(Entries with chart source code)

** Begin **

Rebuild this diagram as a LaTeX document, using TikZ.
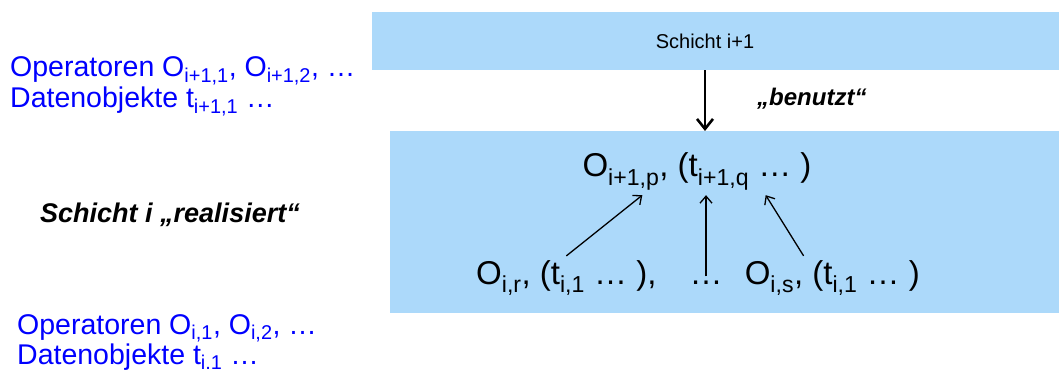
\documentclass[tikz,border=0pt]{standalone}
\usepackage{fontspec}
\setmainfont{Liberation Sans}
\usetikzlibrary{arrows.meta}
\definecolor{schichtblau}{RGB}{172,217,250}
\definecolor{textblau}{RGB}{0,0,255}

\begin{document}
\begin{tikzpicture}[x=1pt,y=-1pt,
    box/.style={fill=schichtblau, draw=none, inner sep=0pt, anchor=north west},
    txt/.style={inner sep=0pt, font=\fontsize{33}{38}\selectfont},
    links/.style={inner sep=0pt, font=\fontsize{28.5}{32}\selectfont, text=textblau, anchor=base west},
    betont/.style={inner sep=0pt, font=\fontsize{#1}{#1}\selectfont\bfseries\itshape},
    pfeil/.style={-{Straight Barb[length=7pt,width=12pt]}, line width=1.3pt},
    dickpfeil/.style={-{Straight Barb[length=10pt,width=16pt]}, line width=2.6pt}]
    \useasboundingbox (0,0) rectangle (1059,374);

    % layer i+1
    \node[box, minimum width=687, minimum height=58] (obenbox) at (372,12) {};
    \node[inner sep=0pt, font=\fontsize{20}{24}\selectfont, anchor=base] (schichtoben) at (705,49) {Schicht i+1};

    % layer i
    \node[box, minimum width=669, minimum height=182] (untenbox) at (390,131) {};

    % uses
    \draw[dickpfeil] (obenbox.south -| schichtoben) -- (untenbox.north -| schichtoben);
    \node[betont=24, anchor=base west] (benutzt) at (757,106) {„benutzt“};

    % operators of layer i+1
    \node[txt, anchor=base] (oben) at (697,177) {O\textsubscript{i+1,p}, (t\textsubscript{i+1,q} … )};

    % operators of layer i
    \node[txt, anchor=base west] (opr) at (476,284) {O\textsubscript{i,r}, (t\textsubscript{i,1} … ),};
    \node[txt, anchor=base] (punkte) at (706,284) {…};
    \node[txt, anchor=base east] (ops) at (920,284) {O\textsubscript{i,s}, (t\textsubscript{i,1} … )};

    \draw[pfeil] ([yshift=4pt]opr.north) -- ([xshift=60pt,yshift=-5pt]oben.south west);
    \draw[pfeil] ([yshift=4pt]punkte.north) -- ([yshift=-5pt]punkte.north |- oben.south);
    \draw[pfeil] ([xshift=59pt,yshift=4pt]ops.north west) -- ([xshift=-46pt,yshift=-5pt]oben.south east);

    % left side
    \node[links] (opoben) at (10,77) {Operatoren O\textsubscript{i+1,1}, O\textsubscript{i+1,2}, …};
    \node[links] (datoben) at (10,108) {Datenobjekte t\textsubscript{i+1,1} …};
    \node[betont=27, anchor=base west] (realisiert) at (40,222) {Schicht i „realisiert“};
    \node[links] (opunten) at (17,334) {Operatoren O\textsubscript{i,1}, O\textsubscript{i,2}, …};
    \node[links] (datunten) at (17,364) {Datenobjekte t\textsubscript{i.1} …};
\end{tikzpicture}
\end{document}
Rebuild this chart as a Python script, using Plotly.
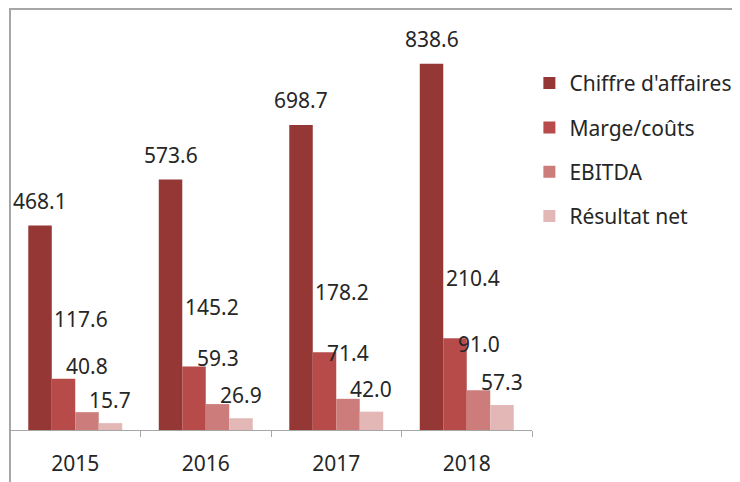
import plotly.graph_objects as go

years = ["2015", "2016", "2017", "2018"]
series_names = ["Chiffre d'affaires", "Marge/coûts", "EBITDA", "Résultat net"]
chiffre = [468.1, 573.6, 698.7, 838.6]
marge = [117.6, 145.2, 178.2, 210.4]
ebitda = [40.8, 59.3, 71.4, 91.0]
resultat = [15.7, 26.9, 42.0, 57.3]

colors = ["#953735", "#b64b49", "#cb7c7b", "#e2b7b6"]
# label placement per series: (x shift, y shift) in px, relative to the bar top
label_shift = [(-35, 25), (6, 60), (12, 46), (35, 23)]
text_color = "#262626"
font_family = "Noto Sans, Open Sans, sans-serif"
fsize = 21


def main():
    fig = go.Figure()
    all_values = [chiffre, marge, ebitda, resultat]
    for i, (name, vals) in enumerate(zip(series_names, all_values)):
        fig.add_trace(go.Bar(
            x=years, y=vals, name=name,
            marker=dict(color=colors[i], line=dict(width=0)),
            legendgroup=name,
        ))
        dx, dy = label_shift[i]
        # numeric x on a category axis = category index
        for j, v in enumerate(vals):
            fig.add_annotation(
                x=j, y=v, text=f"{v:.1f}", showarrow=False,
                xshift=dx, yshift=dy, yanchor="middle",
                font=dict(size=fsize, color=text_color, family=font_family),
            )

    # outer chart frame (bottom edge sits below the picture)
    fig.add_shape(
        type="rect", xref="paper", yref="paper",
        x0=0, x1=1.3927, y0=-0.3, y1=1.0713,
        line=dict(color="#a6a6a6", width=2), layer="above",
    )

    # the page body adds an 8px margin, so the figure is 8px smaller
    fig.update_layout(
        width=732, height=474,
        margin=dict(l=2, r=208, t=29, b=52),
        barmode="group", bargap=0.28, bargroupgap=0,
        plot_bgcolor="white", paper_bgcolor="white",
        font=dict(family=font_family, color=text_color, size=fsize),
        showlegend=True,
        legend=dict(
            x=0.995, y=0.934, xanchor="left", yanchor="top",
            font=dict(size=fsize, color=text_color),
            tracegroupgap=14, itemwidth=30,
            bgcolor="rgba(0,0,0,0)",
        ),
    )
    fig.update_xaxes(
        type="category", range=[-0.5, 3.5],
        showline=True, linecolor="#a6a6a6", linewidth=1,
        ticks="outside", ticklen=6, tickcolor="#a6a6a6", tickson="boundaries",
        showgrid=False, ticklabelstandoff=15, tickangle=0,
        tickfont=dict(size=fsize, color=text_color),
    )
    fig.update_yaxes(range=[0, 900], visible=False, showgrid=False)

    fig.write_html("out.html")


if __name__ == "__main__":
    main()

** End **

__WHAT YOU ARE ASKED TO DO__: Write the records above out again exactly, with no pictures in your copy.

__SOLUTION TO THIS EXERCISE__:
Rebuild this diagram as a LaTeX document, using TikZ.
\documentclass[tikz,border=0pt]{standalone}
\usepackage{fontspec}
\setmainfont{Liberation Sans}
\usetikzlibrary{arrows.meta}
\definecolor{schichtblau}{RGB}{172,217,250}
\definecolor{textblau}{RGB}{0,0,255}

\begin{document}
\begin{tikzpicture}[x=1pt,y=-1pt,
    box/.style={fill=schichtblau, draw=none, inner sep=0pt, anchor=north west},
    txt/.style={inner sep=0pt, font=\fontsize{33}{38}\selectfont},
    links/.style={inner sep=0pt, font=\fontsize{28.5}{32}\selectfont, text=textblau, anchor=base west},
    betont/.style={inner sep=0pt, font=\fontsize{#1}{#1}\selectfont\bfseries\itshape},
    pfeil/.style={-{Straight Barb[length=7pt,width=12pt]}, line width=1.3pt},
    dickpfeil/.style={-{Straight Barb[length=10pt,width=16pt]}, line width=2.6pt}]
    \useasboundingbox (0,0) rectangle (1059,374);

    % layer i+1
    \node[box, minimum width=687, minimum height=58] (obenbox) at (372,12) {};
    \node[inner sep=0pt, font=\fontsize{20}{24}\selectfont, anchor=base] (schichtoben) at (705,49) {Schicht i+1};

    % layer i
    \node[box, minimum width=669, minimum height=182] (untenbox) at (390,131) {};

    % uses
    \draw[dickpfeil] (obenbox.south -| schichtoben) -- (untenbox.north -| schichtoben);
    \node[betont=24, anchor=base west] (benutzt) at (757,106) {„benutzt“};

    % operators of layer i+1
    \node[txt, anchor=base] (oben) at (697,177) {O\textsubscript{i+1,p}, (t\textsubscript{i+1,q} … )};

    % operators of layer i
    \node[txt, anchor=base west] (opr) at (476,284) {O\textsubscript{i,r}, (t\textsubscript{i,1} … ),};
    \node[txt, anchor=base] (punkte) at (706,284) {…};
    \node[txt, anchor=base east] (ops) at (920,284) {O\textsubscript{i,s}, (t\textsubscript{i,1} … )};

    \draw[pfeil] ([yshift=4pt]opr.north) -- ([xshift=60pt,yshift=-5pt]oben.south west);
    \draw[pfeil] ([yshift=4pt]punkte.north) -- ([yshift=-5pt]punkte.north |- oben.south);
    \draw[pfeil] ([xshift=59pt,yshift=4pt]ops.north west) -- ([xshift=-46pt,yshift=-5pt]oben.south east);

    % left side
    \node[links] (opoben) at (10,77) {Operatoren O\textsubscript{i+1,1}, O\textsubscript{i+1,2}, …};
    \node[links] (datoben) at (10,108) {Datenobjekte t\textsubscript{i+1,1} …};
    \node[betont=27, anchor=base west] (realisiert) at (40,222) {Schicht i „realisiert“};
    \node[links] (opunten) at (17,334) {Operatoren O\textsubscript{i,1}, O\textsubscript{i,2}, …};
    \node[links] (datunten) at (17,364) {Datenobjekte t\textsubscript{i.1} …};
\end{tikzpicture}
\end{document}
Rebuild this chart as a Python script, using Plotly.
import plotly.graph_objects as go

years = ["2015", "2016", "2017", "2018"]
series_names = ["Chiffre d'affaires", "Marge/coûts", "EBITDA", "Résultat net"]
chiffre = [468.1, 573.6, 698.7, 838.6]
marge = [117.6, 145.2, 178.2, 210.4]
ebitda = [40.8, 59.3, 71.4, 91.0]
resultat = [15.7, 26.9, 42.0, 57.3]

colors = ["#953735", "#b64b49", "#cb7c7b", "#e2b7b6"]
# label placement per series: (x shift, y shift) in px, relative to the bar top
label_shift = [(-35, 25), (6, 60), (12, 46), (35, 23)]
text_color = "#262626"
font_family = "Noto Sans, Open Sans, sans-serif"
fsize = 21


def main():
    fig = go.Figure()
    all_values = [chiffre, marge, ebitda, resultat]
    for i, (name, vals) in enumerate(zip(series_names, all_values)):
        fig.add_trace(go.Bar(
            x=years, y=vals, name=name,
            marker=dict(color=colors[i], line=dict(width=0)),
            legendgroup=name,
        ))
        dx, dy = label_shift[i]
        # numeric x on a category axis = category index
        for j, v in enumerate(vals):
            fig.add_annotation(
                x=j, y=v, text=f"{v:.1f}", showarrow=False,
                xshift=dx, yshift=dy, yanchor="middle",
                font=dict(size=fsize, color=text_color, family=font_family),
            )

    # outer chart frame (bottom edge sits below the picture)
    fig.add_shape(
        type="rect", xref="paper", yref="paper",
        x0=0, x1=1.3927, y0=-0.3, y1=1.0713,
        line=dict(color="#a6a6a6", width=2), layer="above",
    )

    # the page body adds an 8px margin, so the figure is 8px smaller
    fig.update_layout(
        width=732, height=474,
        margin=dict(l=2, r=208, t=29, b=52),
        barmode="group", bargap=0.28, bargroupgap=0,
        plot_bgcolor="white", paper_bgcolor="white",
        font=dict(family=font_family, color=text_color, size=fsize),
        showlegend=True,
        legend=dict(
            x=0.995, y=0.934, xanchor="left", yanchor="top",
            font=dict(size=fsize, color=text_color),
            tracegroupgap=14, itemwidth=30,
            bgcolor="rgba(0,0,0,0)",
        ),
    )
    fig.update_xaxes(
        type="category", range=[-0.5, 3.5],
        showline=True, linecolor="#a6a6a6", linewidth=1,
        ticks="outside", ticklen=6, tickcolor="#a6a6a6", tickson="boundaries",
        showgrid=False, ticklabelstandoff=15, tickangle=0,
        tickfont=dict(size=fsize, color=text_color),
    )
    fig.update_yaxes(range=[0, 900], visible=False, showgrid=False)

    fig.write_html("out.html")


if __name__ == "__main__":
    main()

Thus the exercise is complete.